[Items from a dataset]
◆ ◆ ◆ ◆ ◆

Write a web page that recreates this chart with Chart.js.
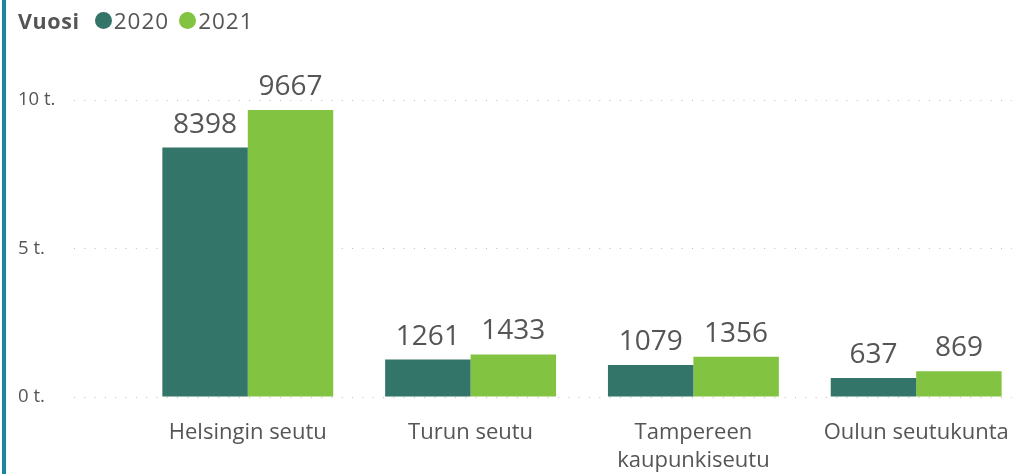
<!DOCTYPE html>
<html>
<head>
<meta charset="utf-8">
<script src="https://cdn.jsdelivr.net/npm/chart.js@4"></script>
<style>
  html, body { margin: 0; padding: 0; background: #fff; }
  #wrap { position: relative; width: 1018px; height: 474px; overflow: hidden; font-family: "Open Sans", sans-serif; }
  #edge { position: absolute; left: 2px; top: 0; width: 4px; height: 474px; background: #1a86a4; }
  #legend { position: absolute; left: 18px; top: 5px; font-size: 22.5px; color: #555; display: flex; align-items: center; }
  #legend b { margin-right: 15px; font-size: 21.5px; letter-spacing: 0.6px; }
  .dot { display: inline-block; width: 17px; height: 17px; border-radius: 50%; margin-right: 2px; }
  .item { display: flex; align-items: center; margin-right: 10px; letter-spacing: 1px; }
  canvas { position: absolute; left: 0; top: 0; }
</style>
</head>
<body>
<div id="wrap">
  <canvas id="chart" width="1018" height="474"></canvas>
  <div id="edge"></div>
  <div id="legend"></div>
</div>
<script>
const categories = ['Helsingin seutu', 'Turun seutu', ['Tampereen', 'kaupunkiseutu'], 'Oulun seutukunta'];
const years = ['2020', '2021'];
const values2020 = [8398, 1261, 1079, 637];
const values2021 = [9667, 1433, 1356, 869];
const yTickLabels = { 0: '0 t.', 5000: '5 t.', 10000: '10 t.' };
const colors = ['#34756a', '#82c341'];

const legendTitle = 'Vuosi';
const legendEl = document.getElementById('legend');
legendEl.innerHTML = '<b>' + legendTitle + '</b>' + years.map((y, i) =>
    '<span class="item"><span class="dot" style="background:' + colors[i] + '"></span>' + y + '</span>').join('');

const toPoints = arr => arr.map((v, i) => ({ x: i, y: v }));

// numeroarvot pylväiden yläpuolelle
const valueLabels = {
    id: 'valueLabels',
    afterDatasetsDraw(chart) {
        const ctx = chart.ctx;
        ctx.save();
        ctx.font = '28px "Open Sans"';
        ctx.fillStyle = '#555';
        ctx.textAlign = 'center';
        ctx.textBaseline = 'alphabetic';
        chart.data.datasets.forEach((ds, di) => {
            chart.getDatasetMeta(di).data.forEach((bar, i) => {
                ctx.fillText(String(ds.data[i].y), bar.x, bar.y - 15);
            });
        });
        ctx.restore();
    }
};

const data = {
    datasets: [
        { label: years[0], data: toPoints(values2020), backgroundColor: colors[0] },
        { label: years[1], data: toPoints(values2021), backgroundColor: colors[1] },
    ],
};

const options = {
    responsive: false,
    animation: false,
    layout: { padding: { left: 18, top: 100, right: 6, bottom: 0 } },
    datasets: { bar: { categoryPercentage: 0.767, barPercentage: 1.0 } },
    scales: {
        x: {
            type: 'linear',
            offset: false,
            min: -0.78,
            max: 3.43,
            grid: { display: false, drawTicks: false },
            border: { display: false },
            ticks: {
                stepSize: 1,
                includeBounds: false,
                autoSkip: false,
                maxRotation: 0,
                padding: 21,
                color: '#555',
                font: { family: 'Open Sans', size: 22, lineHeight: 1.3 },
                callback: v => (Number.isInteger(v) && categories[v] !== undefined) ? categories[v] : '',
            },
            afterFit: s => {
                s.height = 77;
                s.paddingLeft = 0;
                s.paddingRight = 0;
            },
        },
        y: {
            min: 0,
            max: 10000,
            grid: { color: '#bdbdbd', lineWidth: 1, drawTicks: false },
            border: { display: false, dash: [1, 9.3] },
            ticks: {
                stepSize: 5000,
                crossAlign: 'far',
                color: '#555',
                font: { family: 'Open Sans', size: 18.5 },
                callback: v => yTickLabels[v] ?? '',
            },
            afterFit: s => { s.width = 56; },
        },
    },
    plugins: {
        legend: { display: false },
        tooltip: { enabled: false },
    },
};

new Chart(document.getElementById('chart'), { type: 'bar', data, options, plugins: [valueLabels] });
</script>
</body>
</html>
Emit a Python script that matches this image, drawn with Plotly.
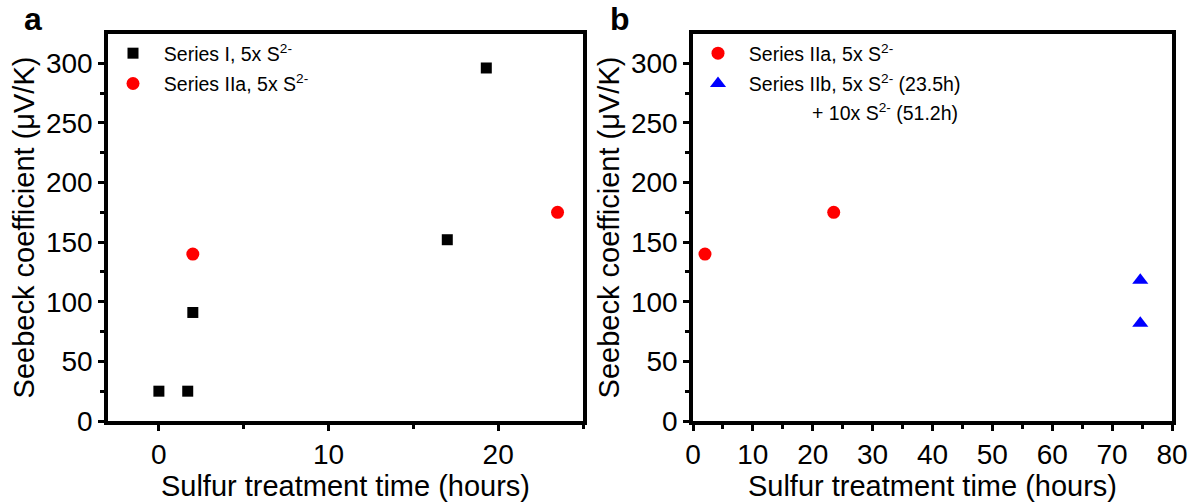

◆ ◆ ◆ ◆ ◆

**Exercise goal:**
Every line from the start of the listing above through the line with "y + '</span>').join('');" should be repeated exactly; skip the pictures and add nothing else.

**Task response:**
Write a web page that recreates this chart with Chart.js.
<!DOCTYPE html>
<html>
<head>
<meta charset="utf-8">
<script src="https://cdn.jsdelivr.net/npm/chart.js@4"></script>
<style>
  html, body { margin: 0; padding: 0; background: #fff; }
  #wrap { position: relative; width: 1018px; height: 474px; overflow: hidden; font-family: "Open Sans", sans-serif; }
  #edge { position: absolute; left: 2px; top: 0; width: 4px; height: 474px; background: #1a86a4; }
  #legend { position: absolute; left: 18px; top: 5px; font-size: 22.5px; color: #555; display: flex; align-items: center; }
  #legend b { margin-right: 15px; font-size: 21.5px; letter-spacing: 0.6px; }
  .dot { display: inline-block; width: 17px; height: 17px; border-radius: 50%; margin-right: 2px; }
  .item { display: flex; align-items: center; margin-right: 10px; letter-spacing: 1px; }
  canvas { position: absolute; left: 0; top: 0; }
</style>
</head>
<body>
<div id="wrap">
  <canvas id="chart" width="1018" height="474"></canvas>
  <div id="edge"></div>
  <div id="legend"></div>
</div>
<script>
const categories = ['Helsingin seutu', 'Turun seutu', ['Tampereen', 'kaupunkiseutu'], 'Oulun seutukunta'];
const years = ['2020', '2021'];
const values2020 = [8398, 1261, 1079, 637];
const values2021 = [9667, 1433, 1356, 869];
const yTickLabels = { 0: '0 t.', 5000: '5 t.', 10000: '10 t.' };
const colors = ['#34756a', '#82c341'];

const legendTitle = 'Vuosi';
const legendEl = document.getElementById('legend');
legendEl.innerHTML = '<b>' + legendTitle + '</b>' + years.map((y, i) =>
    '<span class="item"><span class="dot" style="background:' + colors[i] + '"></span>' + y + '</span>').join('');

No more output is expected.